Script 3: Deriving new variables

The purpose of this script (filename J3_derive.sps) is to derive scales, composites and other new variables from the item data. The script carries out these tasks in order:

  1. Open the data file saved at the end of the previous script.
  2. Derive the ages of the twins when the twin web tests were started and when the teacher questionnaires were returned.
  3. For the PIAT, Maths, Ravens, Vocabulary and General Knowledge tests, derive "adjusted" test scores. First derive temporary "adjusted" item scores: for any item skipped due to a discontinue rule, the default score of 0 is replaced by the "chance" score that would be obtained, on average, by selecting an answer at random. The adjusted total score is then the sum of the adjusted item scores.
  4. Derive standardized cognitive and academic achievement composites as follows:
    1. Apply a filter (exclude1=0) to remove exclusions
    2. Standarise the necessary component items and scores
    3. Compute the mean of the appropriate standardised items/scores
    4. Standardise the mean, to make the final version of each composite
    5. Remove the filter
  5. Derive Maths and Literacy environment scales from items of the twin web questionnaire.
  6. Derive classroom environment scales from the CEQ and chaos items in the teacher questionnaire.
  7. Drop any temporary variables that have been used to derive the new variables. Date variables are dropped at this point, having been used to derive ages.
  8. Save a working SPSS data file ready for the next script (filename j3derive), dropping all temporary variables that were used in derivations.

Script 4: Labelling the variables

The purpose of this script (filename J4_label.sps) is to label all the variables, and to add value labels where appropriate.
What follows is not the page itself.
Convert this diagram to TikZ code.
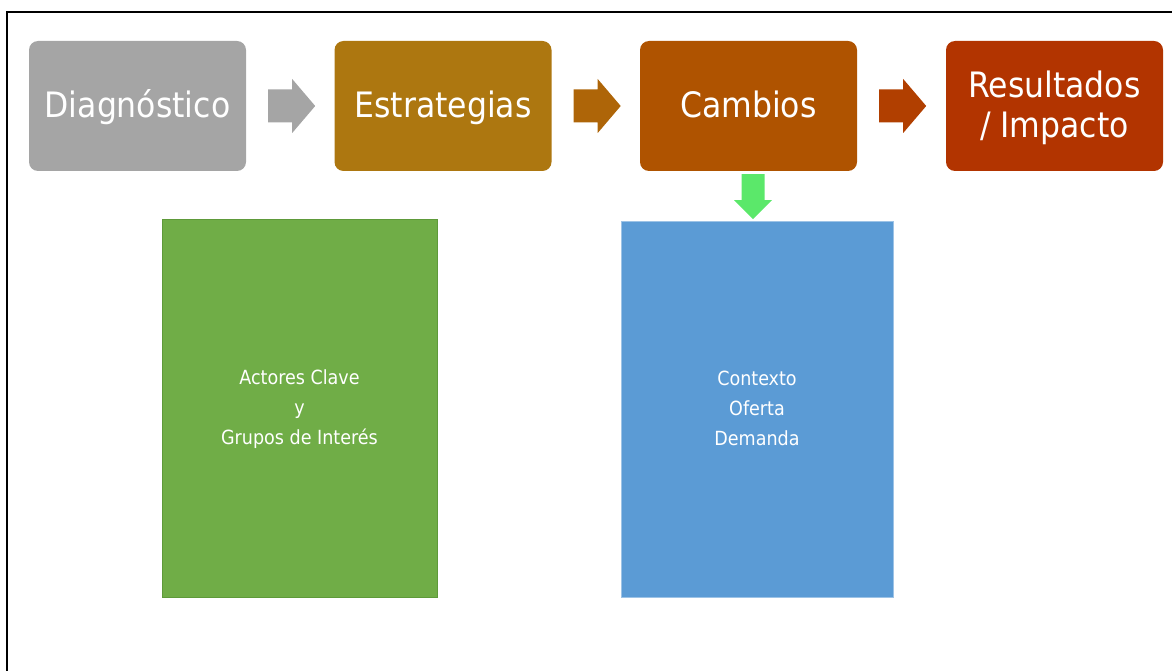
\documentclass[tikz,border=0pt]{standalone}
\usepackage{fontspec}
\setmainfont{DejaVu Sans Condensed}
\usetikzlibrary{calc}
\definecolor{cgray}{HTML}{A5A5A5}
\definecolor{cest}{HTML}{AD7710}
\definecolor{ccam}{HTML}{AF5300}
\definecolor{cres}{HTML}{B23400}
\definecolor{carr2}{HTML}{AE6508}
\definecolor{carr3}{HTML}{B13F00}
\definecolor{cgreen}{HTML}{70AD47}
\definecolor{cgreenb}{HTML}{5E9A3A}
\definecolor{cblue}{HTML}{5B9BD5}
\definecolor{cblueb}{HTML}{9DC3E6}
\definecolor{carrg}{HTML}{5BE86A}
\tikzset{
  topbox/.style={rectangle, rounded corners=9pt, minimum width=217pt, minimum height=130pt,
    inner sep=0pt, text=white, align=center, text height=30pt, text depth=6pt,
    font=\fontsize{35}{40}\selectfont},
  lowbox/.style={rectangle, inner sep=0pt, text=white, align=center,
    text height=76pt, text depth=4pt,
    font=\fontsize{19.5}{30}\selectfont},
}
\begin{document}
\begin{tikzpicture}[x=1pt,y=-1pt]
\useasboundingbox (0,0) rectangle (1172,671);
\draw[line width=1.6pt] (7,672) -- (7,12) -- (1173,12);

\node[topbox, fill=cgray] (d) at (137.5,106) {Diagnóstico};
\node[topbox, fill=cest] (e) at (443,106) {Estrategias};
\node[topbox, fill=ccam] (c) at (748.5,106) {Cambios};
\node[topbox, fill=cres, text height=70pt] (r) at (1054.5,106) {Resultados\\/ Impacto};

\node[lowbox, fill=cgreen, draw=cgreenb, line width=1pt, minimum width=275pt, minimum height=378pt] (g) at (299.5,408)
  {Actores Clave\\y\\Grupos de Interés};
\node[lowbox, fill=cblue, draw=cblueb, line width=0.8pt, minimum width=272pt, minimum height=376pt] (b) at (757,409)
  {Contexto\\Oferta\\Demanda};

% block arrows between top boxes
\fill[cgray] ($(d.east)+(22,0)$) ++(0,-16.5) -- ++(24,0) -- ++(0,-10.5) -- ++(23,27) -- ++(-23,27) -- ++(0,-10.5) -- ++(-24,0) -- cycle;
\fill[carr2] ($(e.east)+(22,0)$) ++(0,-16.5) -- ++(24,0) -- ++(0,-10.5) -- ++(23,27) -- ++(-23,27) -- ++(0,-10.5) -- ++(-24,0) -- cycle;
\fill[carr3] ($(c.east)+(22,0)$) ++(0,-16.5) -- ++(24,0) -- ++(0,-10.5) -- ++(23,27) -- ++(-23,27) -- ++(0,-10.5) -- ++(-24,0) -- cycle;

% down arrow
\fill[carrg] ($(c.south)+(4.5,3)$) ++(-11.5,0) -- ++(23,0) -- ++(0,26) -- ++(7.5,0) -- ++(-19,19) -- ++(-19,-19) -- ++(7.5,0) -- cycle;
\end{tikzpicture}
\end{document}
The script carries out these tasks in order:

  1. Open the data file saved at the end of the previous script.
  2. Label all the variables.
  3. Add value labels to all integer-valued categorical variables having 3 or more categories.
  4. Save a working SPSS data file ready for the next script (filename j4label).

Script 5: Double entering the twin data

The purpose of this script (filename J5_double.sps) is to double-enter all the twin-specific data in the dataset. Note that twin-specific item variables from the family admin data are already correctly double-entered at this stage (this was achieved in script 1). The variables to be double entered in the current script are all items from the teacher questionnaire and the twin web tests. The script carries out these tasks in order:

  1. Open the data file saved at the end of the previous script.
  2. Create the twin 2 part (for the co-twin) as follows:
    1. Rename the appropriate item and derived variables (from the twin web tests and teacher questionnaires) by changing the suffix from 1 to 2.
    2. Modify the id_twin values so they will match the co-twin (change the final digit from 1 to 2 or vice versa).
    3. Re-sort in ascending order of id_twin and save as the twin 2 part, keeping only the renamed variables.
  3. Re-open the data file saved at the end of the previous script: this already serves as the twin 1 part of the dataset.
  4. Merge in the twin 2 part, using id_twin as the key variable. The dataset is now double entered.
  5. Place the dataset variables into a logical and systematic order (do this using a KEEP statement when saving the dataset).
  6. Save an SPSS data file (filename j5double in the \working files\ subdirectory).
  7. Save another copy as the full 10 Year dataset, with filename Jdoub945.